While Load Management Dominates Today’s NBA, Larry Bird Had a Different Approach: ‘Minutes Don’t Mean Nothing’
Imagine having to play back-to-back games in the NBA these days? It’s almost unheard of for stars to suit up and play two basketball games within a 24-hour span. It was called “load management,” but the NBA seems to have a problem with that term, so instead, teams simply come up with the phantom injury that prevents players from taking part in games on consecutive days.
Don’t tell Larry Bird about load management. He’s not alone. For one season, Wilt Chamberlain averaged 48.5 minutes per game even though games are only 48 minutes long. Believe it or not, players used to play every game. Today, players have scheduled days off — on game day. During his run of four straight Boston Celtics Finals appearances, Bird never even thought about taking time off.
For Larry Bird and the Boston Celtics, there were no days off
Larry Bird came into the NBA as the highest-paid rookie in 1979 after inking a five-year deal worth $3 million. In his first season, he won Rookie of the Year. In his second, he led the Celtics to the first of three NBA championships in the 1980s. He didn’t miss one game in either of those seasons.
From 1984 to 1986, Bird became the last of three players (joining Chamberlain and Bill Russell) to win three straight MVPs. In those three years, Bird missed a combined five games.

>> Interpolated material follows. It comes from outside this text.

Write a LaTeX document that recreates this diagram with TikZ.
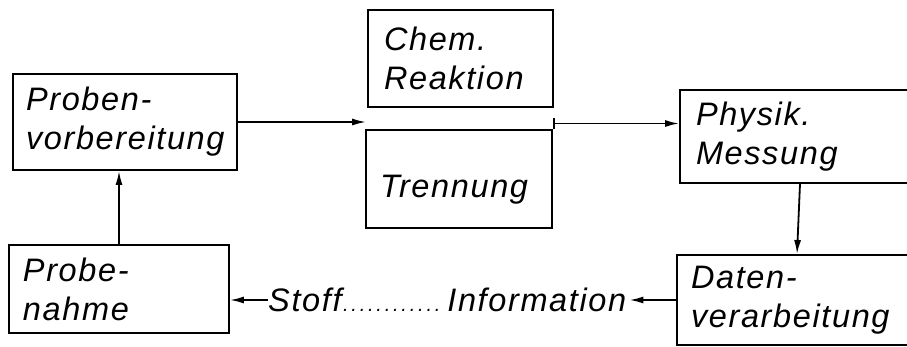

It wasn’t just Bird. From 1980 (his first year with the Celtics) to 1987, veteran center Robert Parish missed a total of 14 games. Players today miss that in a season so they can stay fresh. Kevin McHale played all 82 games in each of his first four seasons with the Celtics. He played the entire 1987 NBA Finals with a fractured foot.
Back then, players wanted to play. They wanted to win. It’s a much different animal today.
“I remember when I was with the Celtics and playing 37-38 minutes a game,” Don Chaney, a starter on the 1973-74 championship team, said in 1987, per the Los Angeles Times. “And I wanted more.”
Bird said he never thought about minutes
Maybe all those minutes eventually caught up with the Celtics, who saw their ’80s run come to an end in 1988. They grew old together, but what player wouldn’t sacrifice a year of his career to win a championship or two? Boston always had a win-now mentality, and the Celtics played their best players night in and night out.
During the 1987 Eastern Conference Semifinals against the Milwaukee Bucks, the Celtics were banged up. Bill Walton, who was brought in the previous year to spell Parish and McHale, was injured. Parish missed Game 6 with the Bucks because of a bad ankle.
Throughout the season, Celtics players were at the top of the list when it came to minutes played. According to the LA Times, on March 1 of the 1986-87 season, McHale led the NBA in minutes played. Dennis Johnson was sixth. Parish was seventh. Bird missed six games because of an Achilles tendon injury, but his average of 40 minutes per game topped the NBA.
“Minutes don’t mean nothing,” Bird said then.
Before that Game 6 with the Bucks, a reporter asked Celtics coach K.C. Jones if he wished he’d given his bench players more playing time so they would be ready for a night like this with Parish shelved with the ankle injury.
“You’re not making sense,” Jones said. “Anybody who steps up has to step up a long ways. I could play a lot of people, play our starters 33 minutes and wind up at the bottom of the league.
“Look at other teams. They play their people 33 minutes and where are they? Sitting home, watching.”